The culprit: a speeding piece of space junk.

The Canadian Space Agency and NASA said the 5 mm (0.20-inch) hole punched through a thermal blanket wrapped around the arm boom.

The arm’s performance was unaffected after what CSA officials called a “lucky strike.”

A hole is seen in Canadarm2 aboard the International Space Station in May 2021.
A hole is seen in Canadarm2 aboard the International Space Station in May 2021.
NASA/Canadian Space Agency

We’ll never know what, exactly, was responsible for the damage. NASA estimates there are 100 million pieces of debris larger than 1 mm in low Earth orbit.

While the size of those objects is relatively small, their speed of up to 17,500 mph ― more than eight times faster than an AR-15 bullet ― means even a tiny bit of junk can cause significant damage. Plus, the space station itself is moving at about the same speed, so a head-on collision poses a significant risk.

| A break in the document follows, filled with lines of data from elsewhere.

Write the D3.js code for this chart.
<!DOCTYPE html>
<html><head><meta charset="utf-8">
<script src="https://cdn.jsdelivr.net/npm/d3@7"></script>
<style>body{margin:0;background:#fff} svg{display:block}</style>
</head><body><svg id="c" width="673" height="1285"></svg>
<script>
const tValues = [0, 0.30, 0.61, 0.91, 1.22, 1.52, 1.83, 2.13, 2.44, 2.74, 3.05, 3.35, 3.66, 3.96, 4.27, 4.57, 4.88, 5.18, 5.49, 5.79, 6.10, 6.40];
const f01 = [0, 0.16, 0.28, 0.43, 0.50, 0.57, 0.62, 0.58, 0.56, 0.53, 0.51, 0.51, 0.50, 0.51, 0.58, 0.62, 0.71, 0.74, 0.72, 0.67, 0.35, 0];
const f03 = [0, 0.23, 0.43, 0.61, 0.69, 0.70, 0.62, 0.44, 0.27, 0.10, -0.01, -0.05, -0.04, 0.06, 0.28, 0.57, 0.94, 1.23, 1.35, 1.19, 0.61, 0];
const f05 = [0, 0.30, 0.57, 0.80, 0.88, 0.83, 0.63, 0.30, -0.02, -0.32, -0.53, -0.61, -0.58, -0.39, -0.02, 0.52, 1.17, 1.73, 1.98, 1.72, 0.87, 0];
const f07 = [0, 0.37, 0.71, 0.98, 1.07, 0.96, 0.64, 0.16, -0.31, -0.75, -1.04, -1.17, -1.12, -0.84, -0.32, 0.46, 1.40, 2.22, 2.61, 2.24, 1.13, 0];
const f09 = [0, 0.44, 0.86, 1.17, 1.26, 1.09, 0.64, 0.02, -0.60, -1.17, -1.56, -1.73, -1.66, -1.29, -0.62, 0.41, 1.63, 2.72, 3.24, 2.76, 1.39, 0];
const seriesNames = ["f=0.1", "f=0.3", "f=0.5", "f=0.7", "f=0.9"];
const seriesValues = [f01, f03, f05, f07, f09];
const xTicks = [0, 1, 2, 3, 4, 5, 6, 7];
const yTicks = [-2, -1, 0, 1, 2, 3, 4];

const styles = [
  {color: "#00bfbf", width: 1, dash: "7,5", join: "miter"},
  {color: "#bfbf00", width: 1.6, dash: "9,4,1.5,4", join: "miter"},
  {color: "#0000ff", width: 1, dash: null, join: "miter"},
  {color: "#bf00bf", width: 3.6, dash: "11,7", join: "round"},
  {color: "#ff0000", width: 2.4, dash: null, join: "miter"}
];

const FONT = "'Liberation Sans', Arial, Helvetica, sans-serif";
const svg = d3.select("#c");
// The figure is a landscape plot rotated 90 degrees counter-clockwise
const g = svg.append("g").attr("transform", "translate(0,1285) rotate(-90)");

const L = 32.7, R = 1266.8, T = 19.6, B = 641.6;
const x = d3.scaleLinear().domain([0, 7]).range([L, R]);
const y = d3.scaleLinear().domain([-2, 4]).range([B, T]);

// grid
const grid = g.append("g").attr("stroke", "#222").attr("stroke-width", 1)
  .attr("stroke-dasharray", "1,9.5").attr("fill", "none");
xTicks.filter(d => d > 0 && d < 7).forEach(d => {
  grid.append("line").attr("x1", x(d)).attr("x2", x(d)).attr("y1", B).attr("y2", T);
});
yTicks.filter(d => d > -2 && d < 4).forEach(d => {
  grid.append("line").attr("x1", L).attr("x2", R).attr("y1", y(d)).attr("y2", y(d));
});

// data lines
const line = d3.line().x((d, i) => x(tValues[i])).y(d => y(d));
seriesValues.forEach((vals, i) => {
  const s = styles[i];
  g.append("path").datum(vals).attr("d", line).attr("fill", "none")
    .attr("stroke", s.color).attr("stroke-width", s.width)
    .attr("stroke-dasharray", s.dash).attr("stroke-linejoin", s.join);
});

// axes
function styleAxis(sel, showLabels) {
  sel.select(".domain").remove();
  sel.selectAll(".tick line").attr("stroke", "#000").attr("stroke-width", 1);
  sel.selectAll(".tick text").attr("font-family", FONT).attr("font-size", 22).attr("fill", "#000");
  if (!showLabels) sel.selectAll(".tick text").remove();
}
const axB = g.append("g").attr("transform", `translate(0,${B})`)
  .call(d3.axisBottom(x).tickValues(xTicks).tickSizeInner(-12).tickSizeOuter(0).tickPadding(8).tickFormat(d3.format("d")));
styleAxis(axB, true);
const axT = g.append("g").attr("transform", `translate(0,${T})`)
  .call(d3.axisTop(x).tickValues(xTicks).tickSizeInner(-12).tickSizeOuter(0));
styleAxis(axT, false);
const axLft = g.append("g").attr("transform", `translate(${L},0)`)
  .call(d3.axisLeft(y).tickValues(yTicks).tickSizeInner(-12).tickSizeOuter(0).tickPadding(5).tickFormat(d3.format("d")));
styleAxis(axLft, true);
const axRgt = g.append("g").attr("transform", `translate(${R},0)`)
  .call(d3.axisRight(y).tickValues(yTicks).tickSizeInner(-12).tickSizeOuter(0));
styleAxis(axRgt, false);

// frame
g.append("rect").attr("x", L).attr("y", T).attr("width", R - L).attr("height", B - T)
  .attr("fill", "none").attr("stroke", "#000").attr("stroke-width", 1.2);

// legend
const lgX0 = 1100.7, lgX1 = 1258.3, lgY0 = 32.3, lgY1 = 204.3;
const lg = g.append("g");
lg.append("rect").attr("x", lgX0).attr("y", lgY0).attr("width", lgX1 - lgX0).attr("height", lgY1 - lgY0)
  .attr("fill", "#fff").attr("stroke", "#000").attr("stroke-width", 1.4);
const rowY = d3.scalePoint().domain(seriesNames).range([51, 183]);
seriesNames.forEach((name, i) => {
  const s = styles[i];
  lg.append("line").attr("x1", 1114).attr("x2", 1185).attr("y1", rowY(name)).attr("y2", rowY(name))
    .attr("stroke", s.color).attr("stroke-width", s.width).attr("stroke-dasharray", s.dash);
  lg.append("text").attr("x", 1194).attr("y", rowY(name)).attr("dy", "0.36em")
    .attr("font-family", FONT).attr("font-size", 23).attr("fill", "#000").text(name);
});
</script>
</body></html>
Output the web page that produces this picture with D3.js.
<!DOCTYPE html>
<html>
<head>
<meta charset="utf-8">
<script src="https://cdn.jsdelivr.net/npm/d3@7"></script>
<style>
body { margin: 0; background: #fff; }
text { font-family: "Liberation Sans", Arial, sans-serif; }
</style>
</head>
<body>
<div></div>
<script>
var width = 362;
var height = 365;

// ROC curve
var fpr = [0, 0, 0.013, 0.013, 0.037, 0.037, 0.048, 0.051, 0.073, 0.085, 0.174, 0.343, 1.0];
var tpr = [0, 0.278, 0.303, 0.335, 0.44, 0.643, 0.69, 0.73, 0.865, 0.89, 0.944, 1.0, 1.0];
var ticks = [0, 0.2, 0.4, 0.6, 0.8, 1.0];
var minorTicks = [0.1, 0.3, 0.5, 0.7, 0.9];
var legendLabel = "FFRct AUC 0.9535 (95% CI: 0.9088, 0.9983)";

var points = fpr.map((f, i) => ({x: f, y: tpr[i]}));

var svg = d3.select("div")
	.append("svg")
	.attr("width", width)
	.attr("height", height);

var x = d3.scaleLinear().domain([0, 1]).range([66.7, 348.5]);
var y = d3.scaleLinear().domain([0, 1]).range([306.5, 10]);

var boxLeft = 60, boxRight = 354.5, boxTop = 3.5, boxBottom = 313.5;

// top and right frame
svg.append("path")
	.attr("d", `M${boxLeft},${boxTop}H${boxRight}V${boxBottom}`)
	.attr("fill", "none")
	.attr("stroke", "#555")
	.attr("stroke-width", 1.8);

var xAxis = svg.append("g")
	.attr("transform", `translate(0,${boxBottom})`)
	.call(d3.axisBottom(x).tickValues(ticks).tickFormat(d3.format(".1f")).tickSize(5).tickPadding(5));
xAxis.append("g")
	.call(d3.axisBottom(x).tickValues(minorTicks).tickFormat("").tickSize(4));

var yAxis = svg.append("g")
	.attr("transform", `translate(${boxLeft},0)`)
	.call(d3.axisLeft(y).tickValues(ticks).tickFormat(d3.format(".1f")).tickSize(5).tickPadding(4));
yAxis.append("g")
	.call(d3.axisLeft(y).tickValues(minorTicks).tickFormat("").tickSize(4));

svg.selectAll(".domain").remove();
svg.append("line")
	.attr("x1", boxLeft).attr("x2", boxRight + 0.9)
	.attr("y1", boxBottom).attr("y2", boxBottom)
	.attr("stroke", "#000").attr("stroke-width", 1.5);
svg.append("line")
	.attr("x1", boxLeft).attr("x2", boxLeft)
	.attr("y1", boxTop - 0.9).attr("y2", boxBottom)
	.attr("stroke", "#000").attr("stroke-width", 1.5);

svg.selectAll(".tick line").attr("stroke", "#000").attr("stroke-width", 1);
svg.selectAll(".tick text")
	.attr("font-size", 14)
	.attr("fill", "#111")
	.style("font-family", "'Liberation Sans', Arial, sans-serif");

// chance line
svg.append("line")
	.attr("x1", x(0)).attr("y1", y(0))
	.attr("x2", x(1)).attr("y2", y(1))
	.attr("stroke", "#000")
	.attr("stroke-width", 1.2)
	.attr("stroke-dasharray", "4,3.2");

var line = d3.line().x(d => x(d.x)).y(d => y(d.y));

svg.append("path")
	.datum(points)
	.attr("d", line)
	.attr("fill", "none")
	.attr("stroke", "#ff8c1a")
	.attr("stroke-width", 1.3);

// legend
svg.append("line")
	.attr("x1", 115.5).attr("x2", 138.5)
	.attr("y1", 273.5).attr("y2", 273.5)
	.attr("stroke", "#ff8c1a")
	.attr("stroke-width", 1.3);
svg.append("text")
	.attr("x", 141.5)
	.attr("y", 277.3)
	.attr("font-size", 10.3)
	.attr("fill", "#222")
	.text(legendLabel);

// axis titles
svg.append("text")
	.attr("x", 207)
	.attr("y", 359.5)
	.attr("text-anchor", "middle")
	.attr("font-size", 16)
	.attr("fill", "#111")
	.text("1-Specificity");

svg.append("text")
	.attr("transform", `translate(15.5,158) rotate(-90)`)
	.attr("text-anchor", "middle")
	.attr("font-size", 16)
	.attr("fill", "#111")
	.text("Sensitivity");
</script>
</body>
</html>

A number of space shuttle windows, for example, had to be replaced due to damage caused by paint flecks in space. In 2016, a possible paint flake struck a window in the space station’s Cupola, gouging out a 7 mm chip that was documented by European Space Agency astronaut Tim Peake.

“I am often asked if the International Space Station is hit by space debris,” Peake said at the time. “Yes – this is the chip in one of our Cupola windows, glad it is quadruple glazed!”

Of the 100 million pieces of space trash, NASA tracks roughly 23,000 pieces that are larger than a softball and capable of causing major damage.